Monday, March 23, 2009

CASUALties

Spring break. MTV may not have invented it, but they might as well have. Every year, MTV’s Spring Break celebration draws over half a million college students to a non-stop party location, in places like Panama City Beach, Florida (where it was held last year). It attracts millions more through its television coverage. MTV influenced a generation of hormonal college co-eds who study just hard enough during the rest of the semester to find an excuse to down some Bacardi, and bump, grind, and make out with each other for a care-free week in the Spring. Nothing is more thrilling, they believe, than hooking up with a total stranger, then forgetting all about it, and about her or him. No time is more perfect than Spring Break to feel the exhilaration and excitement of sexuality with few strings attached.

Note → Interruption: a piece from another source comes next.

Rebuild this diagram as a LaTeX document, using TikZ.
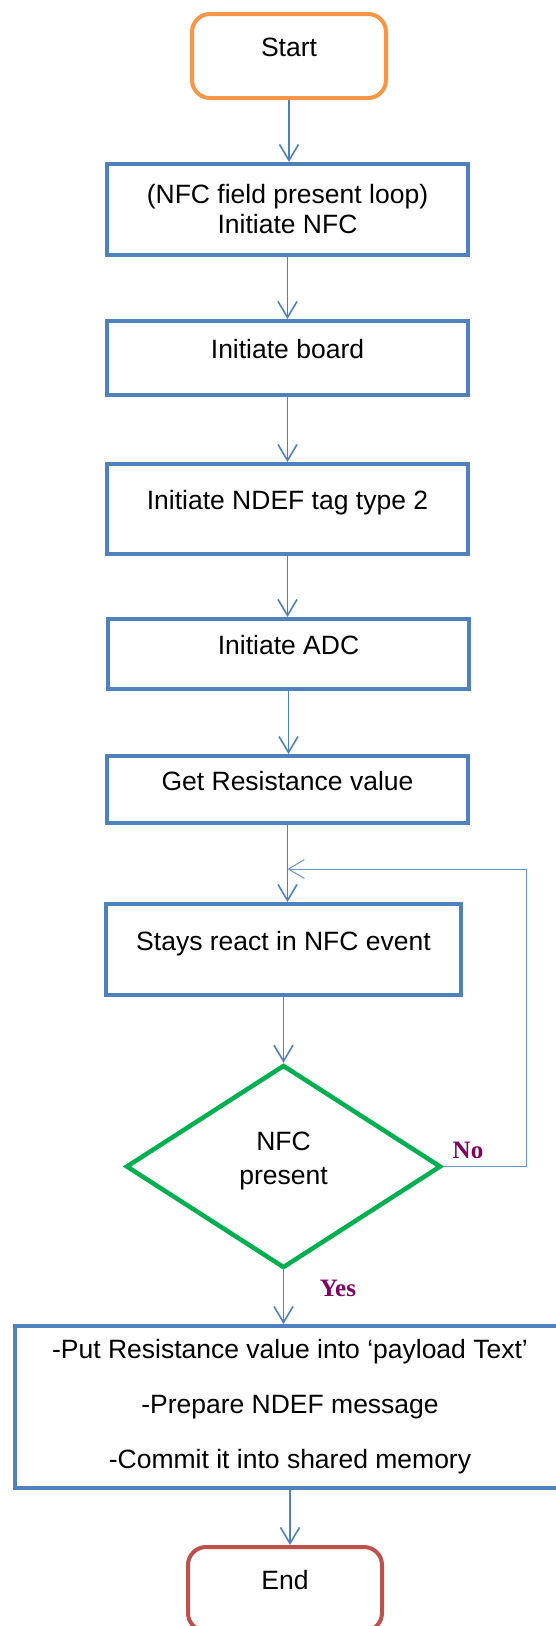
\documentclass[tikz,border=0pt]{standalone}
\usepackage{fontspec}
\setmainfont{Liberation Sans}
\newfontfamily\answerfont{Liberation Serif}
\usepackage{tikz}
\usetikzlibrary{arrows.meta}
\usetikzlibrary{shapes.geometric}
\definecolor{flowblue}{RGB}{79,129,189}
\definecolor{startorange}{RGB}{247,150,70}
\definecolor{stopred}{RGB}{192,80,77}
\definecolor{testgreen}{RGB}{0,176,80}
\definecolor{answercol}{RGB}{128,0,96}

\begin{document}
\begin{tikzpicture}[x=1pt,y=-1pt,
  every node/.style={font=\fontsize{26.5}{30}\selectfont,align=center},
  proc/.style={draw=flowblue,line width=4pt,minimum width=361pt,inner sep=0pt},
  lifted/.style={text height=19pt,text depth=18pt},
  term/.style={rounded corners=18pt,line width=4pt,minimum width=194pt,minimum height=84pt,inner sep=0pt,lifted},
  test/.style={diamond,draw=testgreen,line width=4.5pt,minimum width=315pt,minimum height=203pt,inner sep=0pt,text depth=17pt},
  flow/.style={draw=flowblue,line width=1.6pt,-{Straight Barb[length=16pt,width=19pt]}},
  loopline/.style={draw=flowblue!85,line width=1pt,-{Straight Barb[length=16pt,width=19pt]}},
  answer/.style={font=\answerfont\bfseries\fontsize{25}{28}\selectfont,text=answercol}]
  \useasboundingbox (0,0) rectangle (556,1626);

  \node[term,draw=startorange] (start) at (289,56) {Start};
  \node[proc,minimum height=91pt] (nfc) at (287.5,209.5) {(NFC field present loop)\\Initiate NFC};
  \node[proc,lifted,minimum height=74pt] (board) at (287.5,358) {Initiate board};
  \node[proc,lifted,minimum height=90pt] (ndef) at (287.5,509) {Initiate NDEF tag type 2};
  \node[proc,lifted,minimum height=70pt] (adc) at (288.5,654) {Initiate ADC};
  \node[proc,lifted,minimum height=67pt] (res) at (287.5,789.5) {Get Resistance value};
  \node[proc,lifted,minimum width=355pt,minimum height=91pt] (react) at (283.5,949.5) {Stays react in NFC event};
  \node[test] (present) at (283.5,1166.5) {NFC\\[4pt]present};
  \node[proc,minimum width=550pt,minimum height=162pt] (commit) at (290,1407)
    {-Put Resistance value into ‘payload Text’\\[25pt]-Prepare NDEF message\\[25pt]-Commit it into shared memory};
  \node[term,draw=stopred] (stop) at (285,1589) {End};

  \node[answer] (no) at (468,1150) {No};
  \node[answer] (yes) at (338,1288) {Yes};

  \draw[flow] (start.south) -- (start.south |- nfc.north);
  \draw[flow] (nfc.south) -- (nfc.south |- board.north);
  \draw[flow] (board.south) -- (board.south |- ndef.north);
  \draw[flow] (ndef.south) -- (ndef.south |- adc.north);
  \draw[flow] (adc.south) -- (adc.south |- res.north);
  \draw[flow] (res.south) -- (res.south |- react.north);
  \draw[flow] (react.south) -- (present.north);
  \draw[flow] (present.south) -- (present.south |- commit.north);
  \draw[flow] (commit.south) -- (commit.south |- stop.north);

  \coordinate (loopin) at (287.5,869);
  \coordinate (loopr) at (526,869);
  \draw[loopline] (present.east) -| (loopr) -- (loopin);
\end{tikzpicture}
\end{document}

Penny Wrenn, in a recent Glamour magazine article, however, admits that “sex is the big deal you think it’s not.” She cites Dorothy Robinson, co-author of Dating Makes You Want to Die, who explains that “sex is the heaviest thing that everyone does their best to make light of,” and warns that the heaviness can catch up with you as soon as the morning after your sexual encounter. Besides the possibility of irreversible physical consequences like sexually transmitted diseases and a child, there are also life-changing psychological and emotional trauma that usually accompany the oxymoron “casual sex.”

Nina Atwood, a Dallas-based therapist and author of Temptations of the Single Girl “find[s] it ironic that people would rather have sex than discuss the ramifications of it.” Contrary to what many date movies suggest, most of us girls don’t end up like Drew Barrymore’s character in Music and Lyrics, who falls in love with her leading man Hugh Grant’s character, after having sex with him as someone she hardly knew. Atwood warns: “[h]aving sex too soon is the biggest mistake I see women making…We always tout the exception: A woman sleeps with a guy on the first date, and they wind up married and it’s all great. But for every one of those fairy tales, I’ve heard 150 stories from women who’ve started down that road and didn’t end up in the loving relationship that they wanted.”

Dick Purnell, author of Becoming a Friend and Lover and Free to Love Again: Coming to Terms with Sexual Regret, wrote a helpful article to explain this phenomenon. He calls it the “morning-after syndrome” in which we wake up only to find that the intimacy we expected is not really there. The sexual excitement is no longer enough to satisfy us, so we find that what we wanted in the first place was never fulfilled. What we have are two broken people feeding their own insecurities by preying on the other. True intimacy is not something that can be obtained instantly and only physically. “[S]ex may only be a temporary relief for a superficial desire.” Purnell points out, “There is a much deeper need that is still unmet.”

This “deeper need” is fulfilled only when sharing mankind’s most invigorating experience with the one person to whom you are attracted to in every aspect of your being: yes, physically, but also emotionally, mentally, and spiritually, as well. Most people think that sex loses all its fun within a commitment. The same person, the same face, the same body, the same lips, the same everything…doesn’t it get boring after a while? They look at the mating rituals of animals and conclude that it is our biological imperative to disseminate our DNA as widely as possible. Most animals, they argue, do not mate for life, so neither should we. What these people fail to mention, however, is that animals mate out of pure instinct and procreational purposes, yet human sexuality is infinitely more complex: it is brain-oriented. We actively choose a mate; we never pursue a person simply for the fact that they are a member of the opposite sex.

Laura Berman, Ph.D, author of Real Sex For Real Women, reveals a little known fact: “Research shows that the number one component of women’s sexual satisfaction is not orgasm; it’s connection to the person you’re with.” There's a loneliness that pervades those who flee from one partner to the next, a sense that they are missing out on something profound and real. They remain unfulfilled, unaware (or in denial) that the best kind of sex is experienced within long term, mutually exclusive relationships. We fully enjoy the intimacy we create with another person—whose character we love as much as their body—when we bond within a safe haven of sexual pleasure and freedom. The deeper the bond between partners, the better the sex will be.